Last week, however, she announced that 50-year-old Helena Christensen was ‘too old’ to wear a bustier to a party. ‘We might like to think that 70 is the new 40 and 50 is the new 30, but our clothes know the true story,’ wrote Shulman, 61, in a newspaper column entitled: ‘I’m sorry, Helena Christensen, you ARE too old to wear that’. She also opined that ‘when women’s bodies no longer serve any child-bearing purpose, we find flaunting them disturbing and slightly tragic’, adding, ‘I don’t claim that this is fair. But it’s true.’ If the column made grim and depressing reading, it’s a positive sign of the times that so many in the normally acquiescent fashion industry were moved to voice their disagreement.

‘I’ve known you 30 years and whatever you wear, you wear it well with class and dignity!!’ wrote Naomi Campbell on Helena’s Instagram feed, while current Vogue editor Edward Enninful, who took over from Shulman in April 2017, wrote, ‘You are BEAUTIFUL inside and out.'

‘Helena is an icon. It’s as simple as that,’ says Marcus Wainwright, founder of Rag & Bone, for whom Helena is a collaborator and the face of their current 2019 photo project. ‘We have always focused on working with truly original talent and Helena is the epitome of just that. Her personality, individuality and timeless style has made her a true inspiration for multiple generations, industries and popular culture as a whole.’ As for her latest style choice – faced with an invitation to the model Gigi Hadid’s 24th birthday party, which of us wouldn’t toy with the idea of ditching our dreary school- run garb and slipping on a strapless black lacy basque? OK, not me, but I would if I looked like Helena (who coolly paired the top with jeans, offsetting the va-va-voom). As @jackiejaxroberts commented on Instagram: ‘I’d wear the outfit to Tesco if I looked like you in it, sashaying up Aisle 4.’

The ageing process is hard enough without people laying down prescriptive rules about what women should and shouldn’t wear – yet still the judgements keep coming. The results of one recent poll claimed that women should stop wearing miniskirts at 39; another, that the cut-off point for wearing jeans is 53. Bitches, please. What are older women supposed to wear? Smocks? Chinos? Muumuus?

Now in my forties, I have never been age-shamed for my choice of clothing, at least not to my face. With one exception: my eight-year-old daughter. The minute I pull on a strappy top, her face screws up, before falling into the sort of shocked, censorious expression that couldn’t even be forgiven if I was dressed to go onstage at the Folies Bergère. ‘Are you going out like that?’ she actually said to me one evening, in the manner of a stern Victorian husband who’d just seen his wife stick on nipple tassels.

My eight-year-old can be forgiven for wanting Mummy to wear a frilly apron at all times, but what’s a grown adult’s excuse?

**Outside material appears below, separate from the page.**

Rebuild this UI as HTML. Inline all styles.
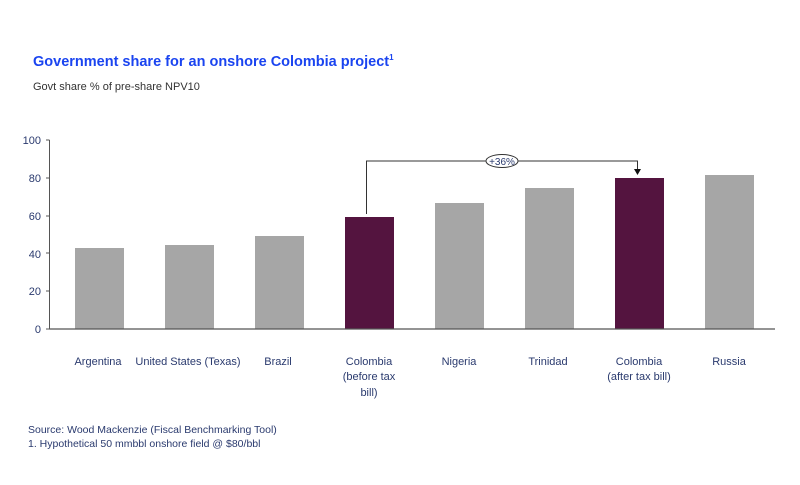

As @donnermarree posted on Instagram: ‘It’s hard enough getting older as a woman when you basically become invisible, but to be shamed by another woman is next level.’ As a columnist and former fashion editor of three newspapers, I know only too well the pressures writers face – male and female both – to pen controversial opinions. Bland and pleasant have zero impact in an age of opinion overload, where only the most extreme cut through. In this age of clickbait, too bad if you’re the bait. Last week, it was Helena (who has since commented that ‘flowers and an apology were received’). Next week, maybe they’ll be back to Madonna, forever chastised for having the temerity to still wear fishnets and a leotard aged 60.

Age-shaming needs to stop, full-stop. It’s unkind, it’s hurtful and, as last week’s backlash proved, it’s also increasingly out of step with the times. What a woman wears is her choice, her business and nobody else’s. As Helena herself says: ‘Let’s continue to elevate and support each other, all you beautiful, smart, funny, sexy, hardworking, talented, nurturing women out there.’